Demonstrators opposed to loans for big business by Latin America's largest development bank battled with police in protests that overshadowed the start of the bank's annual meeting. More than 50 people were injured, four of them seriously.
The protests erupted as senior finance officials from 47 nations opened the event, with Bolivian President Evo Morales calling for the Inter-American Development Bank (IDB) to forgive his nation's US$1.6 billion IDB debt as part of a relief package that would also help Guyana, Haiti, Honduras and Nicaragua.
Several hundred protesters -- armed with handguns, gasoline bombs, sticks and stones -- smashed plate glass windows and trashed the reception area of a major Brazilian utility that has received funding from the bank, said Tatiana Resende, a spokeswoman for the company, Companhia Energetica de Minas Gerais.
PHOTO: AP
The hour-long rampage against the bank's role in funding privatizations and financing infrastructure projects such as dams took place about 5km from the elegant government arts complex where the IDB was meeting, and there was no indication participants knew it was under way.
Police ousted the protesters from the building by firing rubber bullets, spraying tear gas and setting off stun grenades, protesters said. Then officers on horseback chased down the fleeing protesters.
Eight officers were injured in the clash, one of them seriously after he was hit in the head with a rock. He received 30 stitches to close the wound and was hospitalized in grave condition, police said. Four security guards were also treated for minor injuries, Resende said.
Joceli Andrioli, a spokeswoman for the Movement of Dam-Affected People, said 17 protesters were treated at hospitals and 20 others suffered lighter injuries. Three had serious injuries and nine more were detained, she said.
Protesters accused the officers of brutality, and the Landless Rural Workers' Movement said authorities committed human rights violations "that cannot be tolerated, and we hope at the very least that those responsible will be punished."

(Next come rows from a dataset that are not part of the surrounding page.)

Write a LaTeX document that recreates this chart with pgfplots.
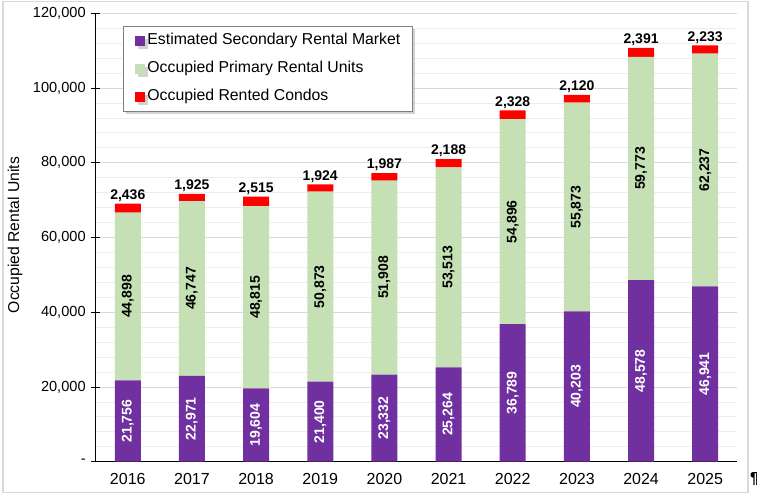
\documentclass[border=0pt]{standalone}
\usepackage{fontspec}
\setmainfont{Liberation Sans}
\usepackage{pgfplots}
\usepackage{pgfplotstable}
\pgfplotsset{compat=1.18}
\usetikzlibrary{shadows}
\definecolor{secc}{HTML}{7030A0}
\definecolor{primc}{HTML}{C5E0B4}
\definecolor{condc}{HTML}{FF0000}
\definecolor{majgrid}{HTML}{D9D9D9}
\definecolor{mingrid}{HTML}{EDEDED}
\definecolor{framec}{HTML}{D9D9D9}

\pgfplotstableread{
x year sec prim condo
0 2016 21756 44898 2436
1 2017 22971 46747 1925
2 2018 19604 48815 2515
3 2019 21400 50873 1924
4 2020 23332 51908 1987
5 2021 25264 53513 2188
6 2022 36789 54896 2328
7 2023 40203 55873 2120
8 2024 48578 59773 2391
9 2025 46941 62237 2233
}\data

\pgfplotsset{common/.style={width=641.6pt, height=448.4pt, scale only axis,
  xmin=-0.5, xmax=9.5, ymin=0, ymax=120000, at={(0,0)}, anchor=south west}}

\begin{document}
\begin{tikzpicture}
\begin{axis}[common,
  ybar stacked, bar width=26pt,
  axis x line=bottom, axis y line=left,
  axis line style={-, black, line width=0.8pt},
  ytick={0,20000,...,120000},
  yticklabels={-, {20,000}, {40,000}, {60,000}, {80,000}, {100,000}, {120,000}},
  minor y tick num=4,
  ymajorgrids, yminorgrids,
  major grid style={majgrid, line width=0.8pt},
  minor grid style={mingrid, line width=0.8pt},
  minor tick length=0pt,
  major tick length=9pt,
  tick align=center,
  tick style={black, line width=0.8pt},
  yticklabel style={font=\fontsize{14.6}{16}\selectfont, xshift=-2pt},
  xtick={0,...,9},
  xticklabels={2016,2017,2018,2019,2020,2021,2022,2023,2024,2025},
  xticklabel style={font=\fontsize{16}{18}\selectfont, yshift=-4pt},
  x tick style={draw=none},
  extra x ticks={-0.5,0.5,...,9.5},
  extra x tick labels={},
  extra x tick style={major tick length=10pt, tick style={black, line width=0.8pt, draw=black}},
  ylabel={Occupied Rental Units},
  ylabel style={at={(axis description cs:-0.1258,0.5056)}, anchor=center, font=\fontsize{15.7}{18}\selectfont},
  legend cell align=left,
  legend style={at={(axis description cs:0.0426,0.9717)}, anchor=north west,
    draw=gray, fill=white, line width=0.8pt,
    inner xsep=12pt, inner ysep=7.5pt,
    drop shadow={shadow xshift=3pt, shadow yshift=-3pt, fill=black!35, opacity=0.5},
    font=\fontsize{15.8}{18}\selectfont,
    nodes={inner sep=0pt, text height=11pt, text depth=3pt},
    row sep=14pt, column sep=2pt},
]
\addplot[fill=secc, draw=none, legend image code/.code={\fill[secc] (0pt,-5pt) rectangle (10pt,5pt);}] table[x=x, y=sec] {\data};
\addplot[fill=primc, draw=none, legend image code/.code={\fill[primc] (0pt,-5pt) rectangle (10pt,5pt);}] table[x=x, y=prim] {\data};
\addplot[fill=condc, draw=none, legend image code/.code={\fill[condc] (0pt,-5pt) rectangle (10pt,5pt);}] table[x=x, y=condo] {\data};
\legend{Estimated Secondary Rental Market, Occupied Primary Rental Units, Occupied Rented Condos}
\end{axis}
\begin{axis}[common, hide axis, clip=false,
  /pgf/number format/.cd, fixed, precision=0, 1000 sep={,}, assume math mode=true, /pgfplots/.cd]
\addplot[draw=none, mark=none, nodes near coords, point meta=\thisrow{sec},
  nodes near coords style={white, font=\fontsize{14}{16}\selectfont\bfseries, rotate=90, anchor=center}]
  table[x=x, y expr=\thisrow{sec}/2] {\data};
\addplot[draw=none, mark=none, nodes near coords, point meta=\thisrow{prim},
  nodes near coords style={black, font=\fontsize{14}{16}\selectfont\bfseries, rotate=90, anchor=center}]
  table[x=x, y expr=\thisrow{sec}+\thisrow{prim}/2] {\data};
\addplot[draw=none, mark=none, nodes near coords, point meta=\thisrow{condo},
  nodes near coords style={black, font=\fontsize{14}{16}\selectfont\bfseries, anchor=south, inner sep=1pt, yshift=1pt}]
  table[x=x, y expr=\thisrow{sec}+\thisrow{prim}+\thisrow{condo}] {\data};
\end{axis}
\draw[framec, line width=1.3pt] (-92.7pt,-31pt) rectangle (652.3pt,460.4pt);
\node[font=\fontsize{16}{18}\selectfont\bfseries, text=black, inner sep=0pt] at (658.8pt,-17.3pt) {¶};
\pgfresetboundingbox
\path[use as bounding box] (-95.7pt,-36.3pt) rectangle (661.3pt,461.7pt);
\end{tikzpicture}
\end{document}
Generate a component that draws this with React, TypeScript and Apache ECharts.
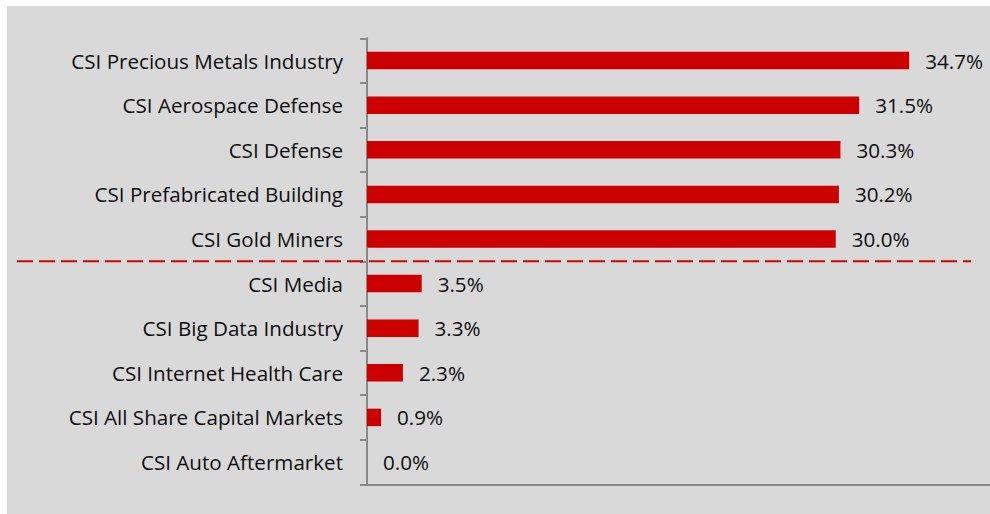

But police were defended by Aecio Neves, the governor of Minas Gerais, where Belo Horizonte is the state capital.
"When it descends into violence, it doesn't make sense," Neves said.
Andrioli said the utility was targeted because of its link to the bank, which she said "has prompted privatization of water and natural resources. This only increases poverty in Brazil and enriches bankers and multinational companies."
Local news media said two police officers and a photographer were hurt in a separate clash about a kilometer from the palace.
The IDB event lasts through today, and Morales and Honduras' newly elected President Manuel Zelaya lobbied for the bank to forgive as much as US$3.5 billion owed by the five nations before departing.
Morales said debt relief is key to attacking poverty among Bolivia's 8.5 million people.
"It's not acceptable that 67 percent of the people in my country are living in poverty, and that 45 percent are extremely poor, living on less than US$1 a day," Morales said.
Morales also said Bolivia is in the midst of a "democratic revolution without arms" that will transform multinational companies from owners into partners of the Bolivian state.
And he repeatedly insisted that centuries of "looting" Bolivia's natural resources has prolonged a deep divide between the nation's rich and poor.